I just came back from Broadcast Asia 2012, and had a great time. Like I alluded to in my last post, because of it’s intimate nature, I was able to walk right up and have a demo of the new Blackmagic Design Cinema Camera, get a one on one with Avid, attend the Zacuto 2012 shootout, try out an F65, and cap it off with a nice dinner from Cine-Equipment. I also saw the latest gear from Canon, Panasonic, Sony, Sound Devices, Go-Pro, Assimilate, etc., all in the same day.
The state of the film and video tech industry in 2012? Book it. Done. And my feet didn’t even get sore. I wish more trade shows were like this.
I started out the day with a private demo from Avid about Media Composer 6, and the Isis Shared Storage system. I was pretty up to speed on Media Composer 6 already, as we’re in the middle of deploying it throughout our edit labs now. But I was keenly interested in learning more about the ISIS 5000, as a central shared storage solution for our 35 Avids. The hardware was great, and the support and server control software was intuitive and powerful. It can run off of Ethernet so you don’t have to re-wire your facility. It was perfect in every way except the price, which was around $50,000 for 16TB of storage.
In the back of my mind I was thinking, out of anything you purchase for post-production, what loses it’s value most quickly? Computers. Out of things in computers, what is the component that’s obsoleted most quickly? Hard Disks. I just can’t bring myself to recommend a purchase of $50,000 for a computer and some hard drives, when I know that in five years, I could probably buy the same thing for $5,000. Besides 16TB is not that much these days, especially divided up over the 100 or so users we have. Reluctantly I’ll have to pass, on what is a great piece of gear, but simply out of our market.
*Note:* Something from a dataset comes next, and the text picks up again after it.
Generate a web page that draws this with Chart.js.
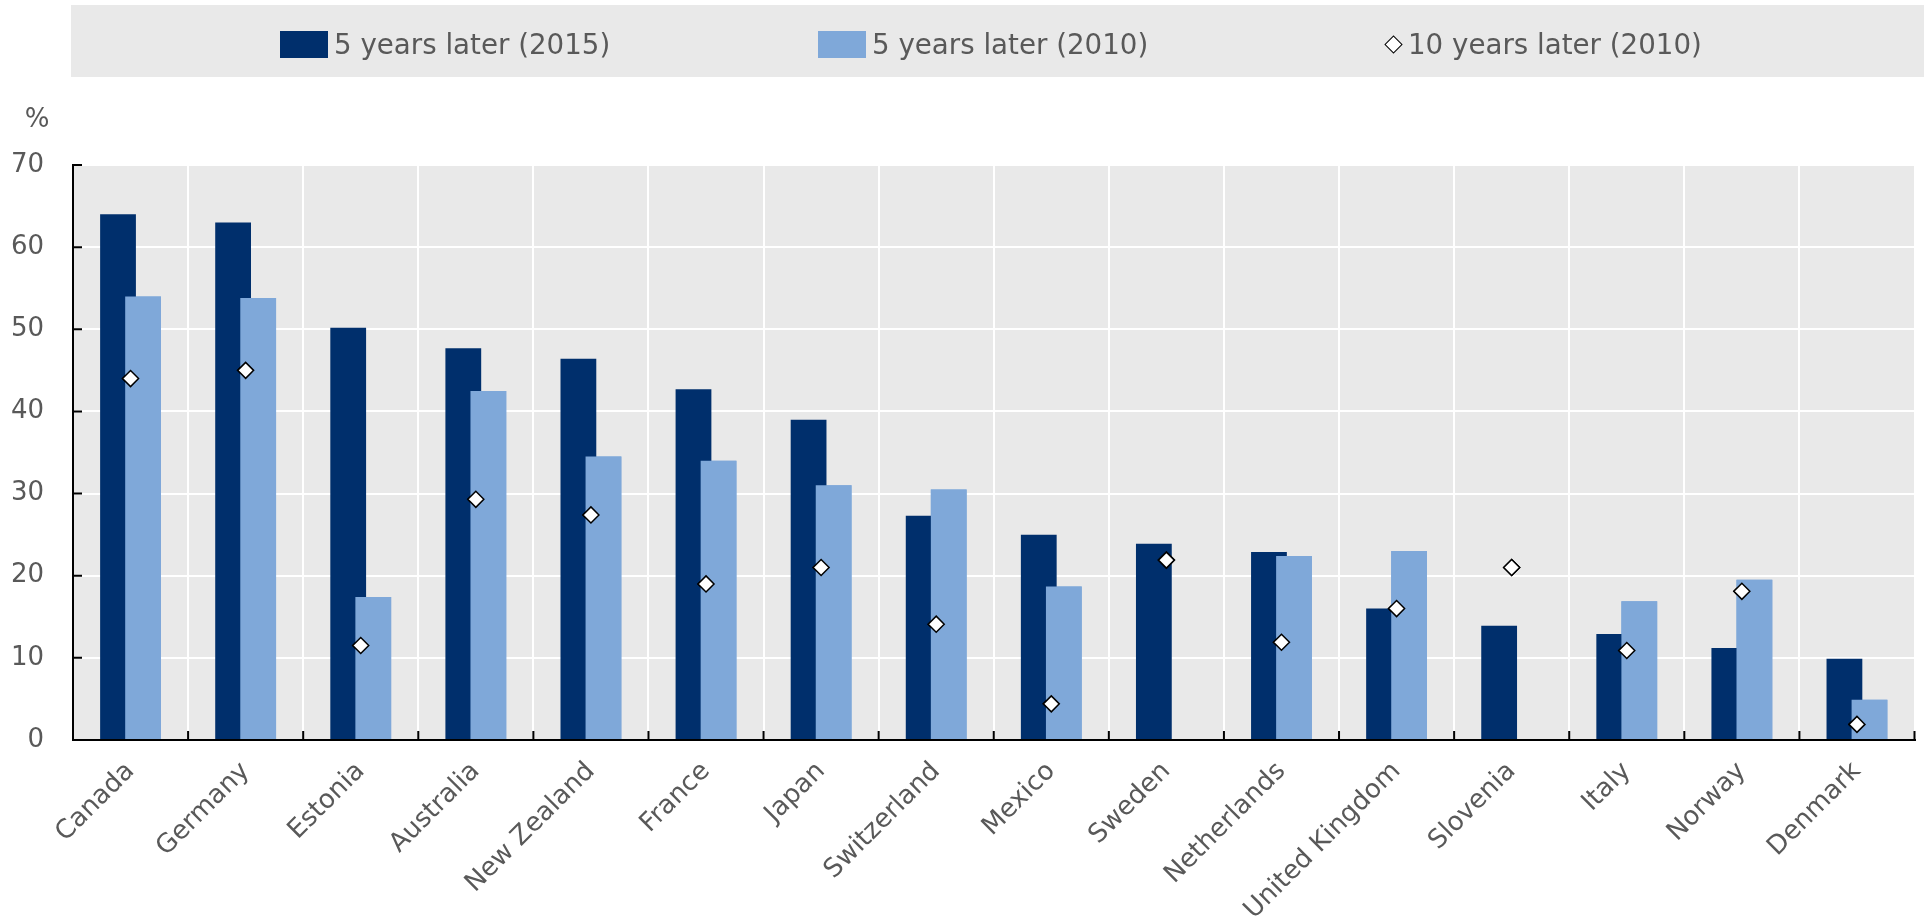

On the opposite end of the value-for-money spectrum, I popped over to the Blackmagic Design booth, where they were showing a wide range of products at price points that pretty much defy you to not purchase them. Things we will be picking up from them this year are the Teranex Standards Converter, and some Hyperdeck Studios for internal playback and recording. Resolve version 9 was being demo’d and it looks like a great improvement over the previous version. As I teach a class on color correction, it was nice to see the interface simplified, and the workflow streamlined. I often felt I was spending way to much of our class time teaching students how to set up a project properly, rather than the color correction itself.
Of course, the big star of NAB this year was the Blackmagic Cinema Camera, and I was simply able to walk up and grab the demo unit, and take it for a spin. These were the same models shown at NAB, and didn’t have any additional features enabled. I loved the feel of the camera in your hands, it looked a little “boxy” from the photograph but actually handles quite nicely. It has just the right amount of heft for hand holding. Of course as a cinema camera it’s designed to be part of a rig, on a tripod and on that demo unit we tried out the menu’s and features that we could. The follow focus on the Canon-L glass felt a bit stuttery, but I attribute that to the lens itself, which wasn’t really designed to be geared in the first place.
The menu system seemed intuitive, and I tried out the focus peaking and white balance and other basic functions. The touch panel worked really well, it was pretty fingerprint resistant, and had a decent picture quality to it. I’ve long been annoyed at not having physical buttons on camcorders, but I have to say the screen worked well and was very responsive. I could shoot with this. The on screen metadata entry I found to not be that practical. It is very difficult to type on a vertical screen, and to do the metadata entry between each scene in a meaningful way would probably slow down the shoot dramatically. I’d probably find a way to take notes in the field, and then enter them into the camera metadata once the shoot was complete. All in all though, this very well could be the replacement for a whole slew of medium range video cameras and 16mm film cameras at a fraction of their costs. It should pretty much destroy any DSLR video, for just a bit more money. They promised to get a demo unit in our hands the minute their shipping versions are ready in July.
After that it was on to view the Zacuto Revenge of the Great Camera Shootout 2012, which was an interesting comparison of several of the latest video cameras for digital cinema use. It turns out my pick in the blind test was the Sony F3, followed by the Arri Alexa. Most people were greatly surprised by how well the Panasonic GH2 did in comparison. However it was pointed out that most people will be shooting this $800 camera with some standard micro 4/3 lenses, not the $20,000 lens that was used in the test.
What I took away from the Zacuto shootout was again, that color correction is at least half, if not more than half of the finished image. A good colorist and a good DP can make just about any camera look exceptional. However I did believe there was a huge quality jump once you left the realm of DSLR’s (iphone, gh2, Canon 7d), and got into the first tier of dedicated video cameras (Fs-100, F3, c300, etc.). There was also another quality jump, though not nearly so big once you made the jump into the Alexa/Epic/F65 territory. Within those categories image quality was pretty much identical in HD. I suppose that right now, if I was to buy any of the video cameras in the shootout, I’d be looking at the FS-100 as by far the best bang for the buck. Interestingly, and a bit sadly, actual film film was not a part of this test.
It’s going to be a very interesting year for video and film technology in 2012… I’m just hoping no new formats!